• MATERIAL PROVIDED:
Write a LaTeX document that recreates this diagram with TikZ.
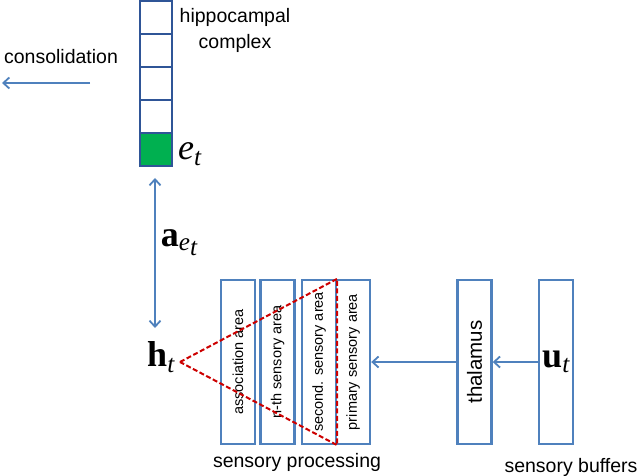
\documentclass[tikz,border=0pt]{standalone}
\usepackage[no-math]{fontspec}
\setmainfont{Liberation Sans}
\newfontfamily\symserif[NFSSFamily=lsf]{Liberation Serif}
\DeclareSymbolFont{letters}{TU}{lsf}{m}{it}
\DeclareMathAlphabet{\mathbf}{TU}{lsf}{b}{n}
\usetikzlibrary{arrows.meta, calc}
\definecolor{boxblue}{RGB}{79,129,189}
\definecolor{hipblue}{RGB}{47,85,151}
\definecolor{cellgreen}{RGB}{0,176,80}
\definecolor{dashred}{RGB}{204,0,0}
\tikzset{
    area/.style={draw=boxblue, line width=2.4pt, minimum width=34, minimum height=164, inner sep=0pt},
    cell/.style={draw=hipblue, line width=2pt, minimum width=32, minimum height=33, inner sep=0pt},
    flow/.style={draw=boxblue, line width=1.8pt, -{Straight Barb[length=6pt,width=11pt]}},
    dflow/.style={draw=boxblue, line width=1.8pt, {Straight Barb[length=6pt,width=11pt]}-{Straight Barb[length=6pt,width=11pt]}},
    lbl/.style={font=\fontsize{19.5}{26}\selectfont},
    arealbl/.style={font=\fontsize{14.5}{17}\selectfont, rotate=90},
    sym/.style={font=\fontsize{36}{40}\selectfont, inner sep=0pt},
    redline/.style={draw=dashred, line width=2pt, dash pattern=on 5pt off 2.5pt}
}

\begin{document}
\begin{tikzpicture}[x=1pt, y=-1pt]
    \useasboundingbox (0,0) rectangle (640,476);
    \foreach \i in {1,...,4}
        \node [cell] (c\i) at (156,{33*\i-15}) {};
    \node [cell, fill=cellgreen] (c5) at (156,150) {};
    \node [sym, anchor=west] (et) at ([xshift=5pt, yshift=-4pt]c5.east) {$e_t$};
    \node [lbl, align=center] (hip) at (235,30) {hippocampal\\complex};
    \node [lbl] (cons) at (61,57) {consolidation};
    \coordinate (consA) at (90,83);
    \coordinate (consB) at (2,83);
    \draw [flow] (consA) -- (consB);

    \node [sym] (ht) at (161,357) {$\mathbf{h}_t$};
    \coordinate (apex) at (180,362);
    \coordinate (atop) at (155,178);
    \coordinate (abot) at (155,328);
    \draw [dflow] (atop) -- node [sym, right, xshift=5pt, yshift=10pt] (aet) {$\mathbf{a}_{e_{\scriptstyle t}}$} (abot);

    \node [area, label={[arealbl]center:association area}] (assoc) at (238,362) {};
    \node [area, label={[arealbl]center:n-th sensory area}] (nth) at (277.5,362) {};
    \node [area, label={[arealbl]center:second. sensory area}] (second) at (319,362) {};
    \node [area, label={[arealbl]center:primary sensory area}] (prim) at (353,362) {};
    \node [area, label={[arealbl, font=\fontsize{20.5}{24}\selectfont]center:thalamus}] (thal) at (474.5,362) {};
    \node [area, font=\fontsize{36}{40}\selectfont] (buf) at (556,362) {$\mathbf{u}_t$};

    \draw [flow] (buf.west) -- (thal.east);
    \draw [flow] (thal.west) -- (prim.east);
    \draw [redline] (apex) -- (second.north east) -- (second.south east) -- cycle;

    \node [lbl] (proc) at (297,462) {sensory processing};
    \node [lbl] (bufs) at (571,467) {sensory buffers};
\end{tikzpicture}
\end{document}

• TASK TO CARRY OUT: Except for the pictures, print the data above exactly.

• OUTPUT FOR THIS TASK:
Write a LaTeX document that recreates this diagram with TikZ.
\documentclass[tikz,border=0pt]{standalone}
\usepackage[no-math]{fontspec}
\setmainfont{Liberation Sans}
\newfontfamily\symserif[NFSSFamily=lsf]{Liberation Serif}
\DeclareSymbolFont{letters}{TU}{lsf}{m}{it}
\DeclareMathAlphabet{\mathbf}{TU}{lsf}{b}{n}
\usetikzlibrary{arrows.meta, calc}
\definecolor{boxblue}{RGB}{79,129,189}
\definecolor{hipblue}{RGB}{47,85,151}
\definecolor{cellgreen}{RGB}{0,176,80}
\definecolor{dashred}{RGB}{204,0,0}
\tikzset{
    area/.style={draw=boxblue, line width=2.4pt, minimum width=34, minimum height=164, inner sep=0pt},
    cell/.style={draw=hipblue, line width=2pt, minimum width=32, minimum height=33, inner sep=0pt},
    flow/.style={draw=boxblue, line width=1.8pt, -{Straight Barb[length=6pt,width=11pt]}},
    dflow/.style={draw=boxblue, line width=1.8pt, {Straight Barb[length=6pt,width=11pt]}-{Straight Barb[length=6pt,width=11pt]}},
    lbl/.style={font=\fontsize{19.5}{26}\selectfont},
    arealbl/.style={font=\fontsize{14.5}{17}\selectfont, rotate=90},
    sym/.style={font=\fontsize{36}{40}\selectfont, inner sep=0pt},
    redline/.style={draw=dashred, line width=2pt, dash pattern=on 5pt off 2.5pt}
}

\begin{document}
\begin{tikzpicture}[x=1pt, y=-1pt]
    \useasboundingbox (0,0) rectangle (640,476);
    \foreach \i in {1,...,4}
        \node [cell] (c\i) at (156,{33*\i-15}) {};
    \node [cell, fill=cellgreen] (c5) at (156,150) {};
    \node [sym, anchor=west] (et) at ([xshift=5pt, yshift=-4pt]c5.east) {$e_t$};
    \node [lbl, align=center] (hip) at (235,30) {hippocampal\\complex};
    \node [lbl] (cons) at (61,57) {consolidation};
    \coordinate (consA) at (90,83);
    \coordinate (consB) at (2,83);
    \draw [flow] (consA) -- (consB);

    \node [sym] (ht) at (161,357) {$\mathbf{h}_t$};
    \coordinate (apex) at (180,362);
    \coordinate (atop) at (155,178);
    \coordinate (abot) at (155,328);
    \draw [dflow] (atop) -- node [sym, right, xshift=5pt, yshift=10pt] (aet) {$\mathbf{a}_{e_{\scriptstyle t}}$} (abot);

    \node [area, label={[arealbl]center:association area}] (assoc) at (238,362) {};
    \node [area, label={[arealbl]center:n-th sensory area}] (nth) at (277.5,362) {};
    \node [area, label={[arealbl]center:second. sensory area}] (second) at (319,362) {};
    \node [area, label={[arealbl]center:primary sensory area}] (prim) at (353,362) {};
    \node [area, label={[arealbl, font=\fontsize{20.5}{24}\selectfont]center:thalamus}] (thal) at (474.5,362) {};
    \node [area, font=\fontsize{36}{40}\selectfont] (buf) at (556,362) {$\mathbf{u}_t$};

    \draw [flow] (buf.west) -- (thal.east);
    \draw [flow] (thal.west) -- (prim.east);
    \draw [redline] (apex) -- (second.north east) -- (second.south east) -- cycle;

    \node [lbl] (proc) at (297,462) {sensory processing};
    \node [lbl] (bufs) at (571,467) {sensory buffers};
\end{tikzpicture}
\end{document}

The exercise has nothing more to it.